Required task
Return the lines that follow, exactly as they appear, from the first through the one containing "const vlineX = 3;"; no pictures are to be included.

☆ ☆ ☆

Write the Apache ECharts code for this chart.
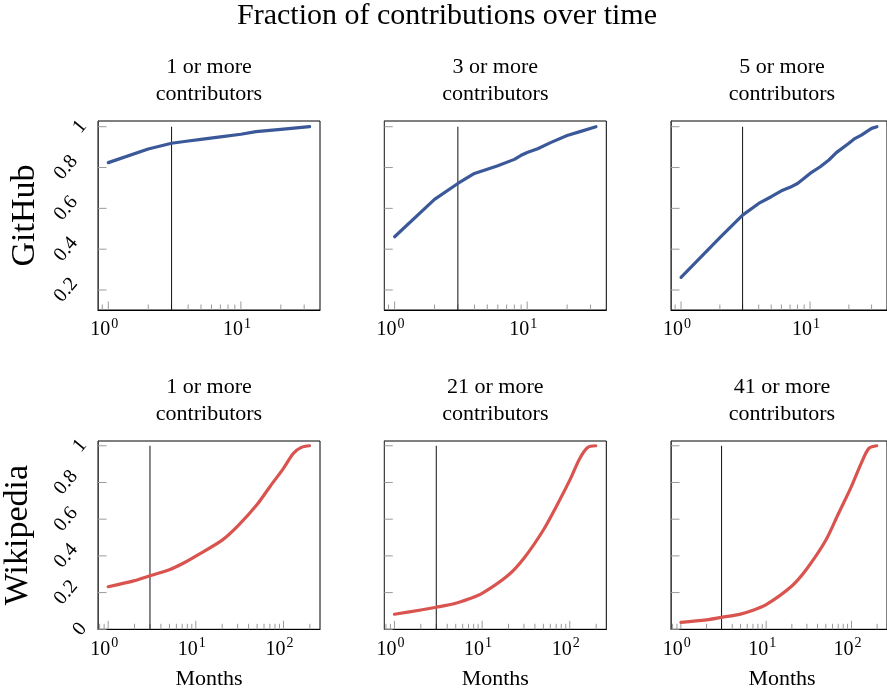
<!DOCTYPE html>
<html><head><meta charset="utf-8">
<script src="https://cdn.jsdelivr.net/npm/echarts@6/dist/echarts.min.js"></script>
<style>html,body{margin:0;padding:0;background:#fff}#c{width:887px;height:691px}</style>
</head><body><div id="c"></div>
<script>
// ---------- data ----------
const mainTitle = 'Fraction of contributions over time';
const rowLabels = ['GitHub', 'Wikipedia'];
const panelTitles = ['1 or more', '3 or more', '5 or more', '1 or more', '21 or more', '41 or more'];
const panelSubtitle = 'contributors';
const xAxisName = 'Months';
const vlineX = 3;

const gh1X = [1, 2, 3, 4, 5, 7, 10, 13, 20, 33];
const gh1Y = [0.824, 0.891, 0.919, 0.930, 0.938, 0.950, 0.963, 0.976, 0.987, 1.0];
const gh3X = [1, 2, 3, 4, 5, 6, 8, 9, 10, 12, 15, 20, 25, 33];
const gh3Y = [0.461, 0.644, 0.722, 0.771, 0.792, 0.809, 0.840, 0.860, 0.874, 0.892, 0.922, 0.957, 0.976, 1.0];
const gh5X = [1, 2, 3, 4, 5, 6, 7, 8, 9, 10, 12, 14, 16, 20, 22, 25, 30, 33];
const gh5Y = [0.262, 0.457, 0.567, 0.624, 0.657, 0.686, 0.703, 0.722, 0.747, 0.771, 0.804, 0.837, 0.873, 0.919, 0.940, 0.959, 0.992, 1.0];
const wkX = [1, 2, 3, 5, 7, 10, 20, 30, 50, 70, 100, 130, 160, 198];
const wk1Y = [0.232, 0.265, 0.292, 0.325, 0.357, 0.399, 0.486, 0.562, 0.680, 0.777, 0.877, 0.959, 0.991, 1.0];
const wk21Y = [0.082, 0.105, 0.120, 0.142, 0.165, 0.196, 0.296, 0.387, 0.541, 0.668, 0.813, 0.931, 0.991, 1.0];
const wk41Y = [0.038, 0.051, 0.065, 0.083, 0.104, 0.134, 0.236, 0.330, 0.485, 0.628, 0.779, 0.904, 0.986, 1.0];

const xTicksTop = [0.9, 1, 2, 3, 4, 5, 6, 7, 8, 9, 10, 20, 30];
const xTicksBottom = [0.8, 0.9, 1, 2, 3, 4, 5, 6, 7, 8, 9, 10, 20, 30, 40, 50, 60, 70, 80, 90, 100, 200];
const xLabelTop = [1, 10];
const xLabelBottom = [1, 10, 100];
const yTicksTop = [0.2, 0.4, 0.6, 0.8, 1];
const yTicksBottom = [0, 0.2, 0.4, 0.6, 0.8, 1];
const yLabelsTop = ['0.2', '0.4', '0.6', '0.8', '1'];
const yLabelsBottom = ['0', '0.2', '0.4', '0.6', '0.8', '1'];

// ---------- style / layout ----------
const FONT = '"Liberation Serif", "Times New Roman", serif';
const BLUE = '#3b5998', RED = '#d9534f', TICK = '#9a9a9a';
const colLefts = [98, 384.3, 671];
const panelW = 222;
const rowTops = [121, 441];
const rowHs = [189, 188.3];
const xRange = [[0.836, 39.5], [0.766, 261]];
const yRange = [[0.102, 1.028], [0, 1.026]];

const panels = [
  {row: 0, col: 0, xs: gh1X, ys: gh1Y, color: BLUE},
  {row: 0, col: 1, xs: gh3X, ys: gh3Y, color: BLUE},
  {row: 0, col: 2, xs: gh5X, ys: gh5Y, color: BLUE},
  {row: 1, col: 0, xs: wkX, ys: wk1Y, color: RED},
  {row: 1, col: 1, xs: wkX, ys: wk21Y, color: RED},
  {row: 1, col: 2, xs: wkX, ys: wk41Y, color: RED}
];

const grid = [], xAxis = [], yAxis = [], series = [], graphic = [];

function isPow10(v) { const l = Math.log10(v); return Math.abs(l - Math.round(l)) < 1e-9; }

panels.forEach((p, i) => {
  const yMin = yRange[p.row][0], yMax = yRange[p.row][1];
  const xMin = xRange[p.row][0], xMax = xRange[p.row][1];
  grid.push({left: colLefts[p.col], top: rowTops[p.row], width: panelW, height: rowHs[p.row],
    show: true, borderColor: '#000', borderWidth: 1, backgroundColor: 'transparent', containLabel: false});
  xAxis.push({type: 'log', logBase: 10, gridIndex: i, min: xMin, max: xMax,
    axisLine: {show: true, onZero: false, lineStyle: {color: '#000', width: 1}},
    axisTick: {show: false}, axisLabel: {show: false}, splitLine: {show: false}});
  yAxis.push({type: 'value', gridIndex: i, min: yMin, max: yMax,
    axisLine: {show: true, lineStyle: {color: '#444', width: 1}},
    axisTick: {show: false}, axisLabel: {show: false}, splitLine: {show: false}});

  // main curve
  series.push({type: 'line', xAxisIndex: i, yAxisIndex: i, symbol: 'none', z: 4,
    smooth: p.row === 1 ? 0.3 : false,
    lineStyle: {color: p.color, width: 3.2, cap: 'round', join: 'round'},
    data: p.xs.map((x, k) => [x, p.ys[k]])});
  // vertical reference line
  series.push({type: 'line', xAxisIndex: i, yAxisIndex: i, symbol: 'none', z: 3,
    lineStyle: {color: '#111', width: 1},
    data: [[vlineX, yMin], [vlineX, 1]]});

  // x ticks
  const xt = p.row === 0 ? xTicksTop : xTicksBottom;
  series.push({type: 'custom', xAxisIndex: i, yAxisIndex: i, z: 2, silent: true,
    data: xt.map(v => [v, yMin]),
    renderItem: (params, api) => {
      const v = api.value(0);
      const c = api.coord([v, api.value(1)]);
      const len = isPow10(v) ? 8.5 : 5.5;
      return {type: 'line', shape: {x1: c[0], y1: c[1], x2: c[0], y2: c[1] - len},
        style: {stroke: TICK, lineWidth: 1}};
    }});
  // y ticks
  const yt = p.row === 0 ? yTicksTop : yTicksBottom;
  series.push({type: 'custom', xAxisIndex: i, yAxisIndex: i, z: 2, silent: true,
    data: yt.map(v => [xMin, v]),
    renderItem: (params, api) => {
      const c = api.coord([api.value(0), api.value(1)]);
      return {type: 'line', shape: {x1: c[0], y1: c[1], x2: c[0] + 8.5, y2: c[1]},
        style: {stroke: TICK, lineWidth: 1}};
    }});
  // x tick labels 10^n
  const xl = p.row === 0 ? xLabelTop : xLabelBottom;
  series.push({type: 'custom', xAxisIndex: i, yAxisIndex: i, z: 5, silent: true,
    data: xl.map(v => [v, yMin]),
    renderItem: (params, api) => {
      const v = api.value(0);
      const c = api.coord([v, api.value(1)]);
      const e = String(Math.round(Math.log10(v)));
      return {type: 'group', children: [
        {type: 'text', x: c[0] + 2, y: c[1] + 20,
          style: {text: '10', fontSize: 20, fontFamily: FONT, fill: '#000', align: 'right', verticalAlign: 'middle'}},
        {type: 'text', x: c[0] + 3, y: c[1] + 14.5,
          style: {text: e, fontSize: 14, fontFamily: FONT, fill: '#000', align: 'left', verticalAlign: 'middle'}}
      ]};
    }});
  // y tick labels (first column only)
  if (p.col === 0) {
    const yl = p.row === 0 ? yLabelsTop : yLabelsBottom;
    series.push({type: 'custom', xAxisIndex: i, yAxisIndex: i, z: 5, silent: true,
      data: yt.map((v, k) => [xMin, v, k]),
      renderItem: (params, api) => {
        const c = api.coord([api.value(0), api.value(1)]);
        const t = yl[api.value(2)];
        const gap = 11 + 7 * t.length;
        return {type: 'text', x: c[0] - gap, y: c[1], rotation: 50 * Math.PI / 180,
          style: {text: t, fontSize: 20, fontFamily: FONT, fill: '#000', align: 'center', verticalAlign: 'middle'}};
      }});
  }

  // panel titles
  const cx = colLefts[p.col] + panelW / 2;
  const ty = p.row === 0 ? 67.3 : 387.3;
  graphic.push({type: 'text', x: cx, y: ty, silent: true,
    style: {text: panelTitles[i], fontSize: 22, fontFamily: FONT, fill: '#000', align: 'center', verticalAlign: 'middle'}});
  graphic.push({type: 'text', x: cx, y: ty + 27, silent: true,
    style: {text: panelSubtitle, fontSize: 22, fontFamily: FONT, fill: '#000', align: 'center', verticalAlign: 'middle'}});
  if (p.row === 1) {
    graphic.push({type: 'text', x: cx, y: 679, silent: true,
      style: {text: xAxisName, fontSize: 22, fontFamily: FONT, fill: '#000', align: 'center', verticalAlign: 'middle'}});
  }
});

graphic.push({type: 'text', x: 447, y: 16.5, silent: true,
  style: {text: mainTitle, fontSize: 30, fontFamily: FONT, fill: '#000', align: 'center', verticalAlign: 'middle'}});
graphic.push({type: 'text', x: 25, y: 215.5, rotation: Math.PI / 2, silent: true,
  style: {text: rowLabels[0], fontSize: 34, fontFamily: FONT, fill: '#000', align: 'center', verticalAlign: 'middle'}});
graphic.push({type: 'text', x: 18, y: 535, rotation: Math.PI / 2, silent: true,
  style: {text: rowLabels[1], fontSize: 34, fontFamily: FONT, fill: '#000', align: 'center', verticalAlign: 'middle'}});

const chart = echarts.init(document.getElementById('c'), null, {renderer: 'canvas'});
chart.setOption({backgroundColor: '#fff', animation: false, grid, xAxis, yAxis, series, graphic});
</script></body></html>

☆ ☆ ☆

Full response
Write the Apache ECharts code for this chart.
<!DOCTYPE html>
<html><head><meta charset="utf-8">
<script src="https://cdn.jsdelivr.net/npm/echarts@6/dist/echarts.min.js"></script>
<style>html,body{margin:0;padding:0;background:#fff}#c{width:887px;height:691px}</style>
</head><body><div id="c"></div>
<script>
// ---------- data ----------
const mainTitle = 'Fraction of contributions over time';
const rowLabels = ['GitHub', 'Wikipedia'];
const panelTitles = ['1 or more', '3 or more', '5 or more', '1 or more', '21 or more', '41 or more'];
const panelSubtitle = 'contributors';
const xAxisName = 'Months';
const vlineX = 3;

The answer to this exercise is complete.